— START —

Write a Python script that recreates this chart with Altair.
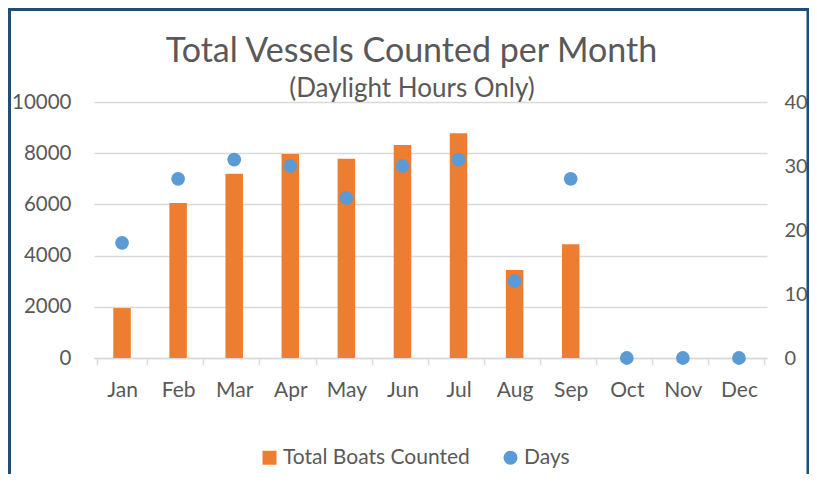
import altair as alt
import pandas as pd

months = ["Jan", "Feb", "Mar", "Apr", "May", "Jun", "Jul", "Aug", "Sep", "Oct", "Nov", "Dec"]
boats = [1950, 6050, 7200, 7970, 7780, 8320, 8780, 3440, 4440, 0, 0, 0]
days = [18, 28, 31, 30, 25, 30, 31, 12, 28, 0, 0, 0]
series_names = ["Total Boats Counted", "Days"]
series_colors = ["#ED7D31", "#5B9BD5"]
left_ticks = [0, 2000, 4000, 6000, 8000, 10000]
right_ticks = [0, 10, 20, 30, 40]
title_text = "Total Vessels Counted per Month"
subtitle_text = "(Daylight Hours Only)"

df_boats = pd.DataFrame({"month": months, "value": boats, "series": series_names[0]})
df_days = pd.DataFrame({"month": months, "value": days, "series": series_names[1]})
one = pd.DataFrame({"a": [0]})

FONT = "Lato"
TXT = "#595959"
GRID = "#D9D9D9"

legend = alt.Legend(
    title=None, orient="none", legendX=165, legendY=345, direction="horizontal",
    symbolSize=196, labelFontSize=21, labelFont=FONT, labelColor=TXT, labelLimit=0,
    columnPadding=30, labelOffset=3, symbolStrokeWidth=0, padding=0,
)
color = alt.Color("series:N", scale=alt.Scale(domain=series_names, range=series_colors), legend=legend)

x_enc = alt.X(
    "month:N", sort=months, title=None,
    axis=alt.Axis(labelAngle=0, tickBand="extent", ticks=True, tickSize=7, tickColor=GRID,
                  tickWidth=1.5, domainColor=GRID, domainWidth=1.5, labelPadding=14,
                  labelFont=FONT, labelFontSize=21, labelColor=TXT, grid=False),
)

bars = alt.Chart(df_boats).mark_bar(size=17.5).encode(
    x=x_enc,
    y=alt.Y("value:Q", title=None, scale=alt.Scale(domain=[0, 10000]),
            axis=alt.Axis(values=left_ticks, format="d", grid=True, gridColor=GRID, gridWidth=1.5,
                          domain=False, ticks=False, tickSize=0, labelPadding=23,
                          labelFont=FONT, labelFontSize=20.5, labelColor=TXT)),
    color=color,
)

points = alt.Chart(df_days).mark_point(filled=True, size=190, opacity=1).encode(
    x=x_enc,
    y=alt.Y("value:Q", title=None, scale=alt.Scale(domain=[0, 40]),
            axis=alt.Axis(orient="right", values=right_ticks, format="d", grid=False,
                          domain=False, ticks=False, tickSize=0, labelPadding=17,
                          labelFont=FONT, labelFontSize=20, labelColor=TXT)),
    color=color,
    shape=alt.Shape("series:N", scale=alt.Scale(domain=series_names, range=["square", "circle"]), legend=legend),
)

title_mark = alt.Chart(one).mark_text(
    text=title_text, font=FONT, fontSize=34, color=TXT, align="center", baseline="alphabetic"
).encode(x=alt.value(317.5), y=alt.value(-40))

subtitle_mark = alt.Chart(one).mark_text(
    text=subtitle_text, font=FONT, fontSize=26, color=TXT, align="center", baseline="alphabetic"
).encode(x=alt.value(318), y=alt.value(-5))

frame = alt.Chart(one).mark_rect(
    fillOpacity=0, stroke="#1F4E79", strokeWidth=3
).encode(x=alt.value(-84.5), x2=alt.value(714), y=alt.value(-92.5), y2=alt.value(400))

chart = alt.layer(bars, points, title_mark, subtitle_mark, frame).resolve_scale(y="independent").properties(
    width=673, height=256,
    background="white",
    autosize=alt.AutoSizeParams(type="none"),
    padding={"left": 86, "top": 94, "right": 42, "bottom": 116},
).configure_view(stroke=None)

chart.save("out.html", embed_options={"renderer": "svg", "actions": False})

— END —

**Your objective:** Make an exact copy of the listing above. Do not include the pictures.

**Solved problem:**
Write a Python script that recreates this chart with Altair.
import altair as alt
import pandas as pd

months = ["Jan", "Feb", "Mar", "Apr", "May", "Jun", "Jul", "Aug", "Sep", "Oct", "Nov", "Dec"]
boats = [1950, 6050, 7200, 7970, 7780, 8320, 8780, 3440, 4440, 0, 0, 0]
days = [18, 28, 31, 30, 25, 30, 31, 12, 28, 0, 0, 0]
series_names = ["Total Boats Counted", "Days"]
series_colors = ["#ED7D31", "#5B9BD5"]
left_ticks = [0, 2000, 4000, 6000, 8000, 10000]
right_ticks = [0, 10, 20, 30, 40]
title_text = "Total Vessels Counted per Month"
subtitle_text = "(Daylight Hours Only)"

df_boats = pd.DataFrame({"month": months, "value": boats, "series": series_names[0]})
df_days = pd.DataFrame({"month": months, "value": days, "series": series_names[1]})
one = pd.DataFrame({"a": [0]})

FONT = "Lato"
TXT = "#595959"
GRID = "#D9D9D9"

legend = alt.Legend(
    title=None, orient="none", legendX=165, legendY=345, direction="horizontal",
    symbolSize=196, labelFontSize=21, labelFont=FONT, labelColor=TXT, labelLimit=0,
    columnPadding=30, labelOffset=3, symbolStrokeWidth=0, padding=0,
)
color = alt.Color("series:N", scale=alt.Scale(domain=series_names, range=series_colors), legend=legend)

x_enc = alt.X(
    "month:N", sort=months, title=None,
    axis=alt.Axis(labelAngle=0, tickBand="extent", ticks=True, tickSize=7, tickColor=GRID,
                  tickWidth=1.5, domainColor=GRID, domainWidth=1.5, labelPadding=14,
                  labelFont=FONT, labelFontSize=21, labelColor=TXT, grid=False),
)

bars = alt.Chart(df_boats).mark_bar(size=17.5).encode(
    x=x_enc,
    y=alt.Y("value:Q", title=None, scale=alt.Scale(domain=[0, 10000]),
            axis=alt.Axis(values=left_ticks, format="d", grid=True, gridColor=GRID, gridWidth=1.5,
                          domain=False, ticks=False, tickSize=0, labelPadding=23,
                          labelFont=FONT, labelFontSize=20.5, labelColor=TXT)),
    color=color,
)

points = alt.Chart(df_days).mark_point(filled=True, size=190, opacity=1).encode(
    x=x_enc,
    y=alt.Y("value:Q", title=None, scale=alt.Scale(domain=[0, 40]),
            axis=alt.Axis(orient="right", values=right_ticks, format="d", grid=False,
                          domain=False, ticks=False, tickSize=0, labelPadding=17,
                          labelFont=FONT, labelFontSize=20, labelColor=TXT)),
    color=color,
    shape=alt.Shape("series:N", scale=alt.Scale(domain=series_names, range=["square", "circle"]), legend=legend),
)

title_mark = alt.Chart(one).mark_text(
    text=title_text, font=FONT, fontSize=34, color=TXT, align="center", baseline="alphabetic"
).encode(x=alt.value(317.5), y=alt.value(-40))

subtitle_mark = alt.Chart(one).mark_text(
    text=subtitle_text, font=FONT, fontSize=26, color=TXT, align="center", baseline="alphabetic"
).encode(x=alt.value(318), y=alt.value(-5))

frame = alt.Chart(one).mark_rect(
    fillOpacity=0, stroke="#1F4E79", strokeWidth=3
).encode(x=alt.value(-84.5), x2=alt.value(714), y=alt.value(-92.5), y2=alt.value(400))

chart = alt.layer(bars, points, title_mark, subtitle_mark, frame).resolve_scale(y="independent").properties(
    width=673, height=256,
    background="white",
    autosize=alt.AutoSizeParams(type="none"),
    padding={"left": 86, "top": 94, "right": 42, "bottom": 116},
).configure_view(stroke=None)

chart.save("out.html", embed_options={"renderer": "svg", "actions": False})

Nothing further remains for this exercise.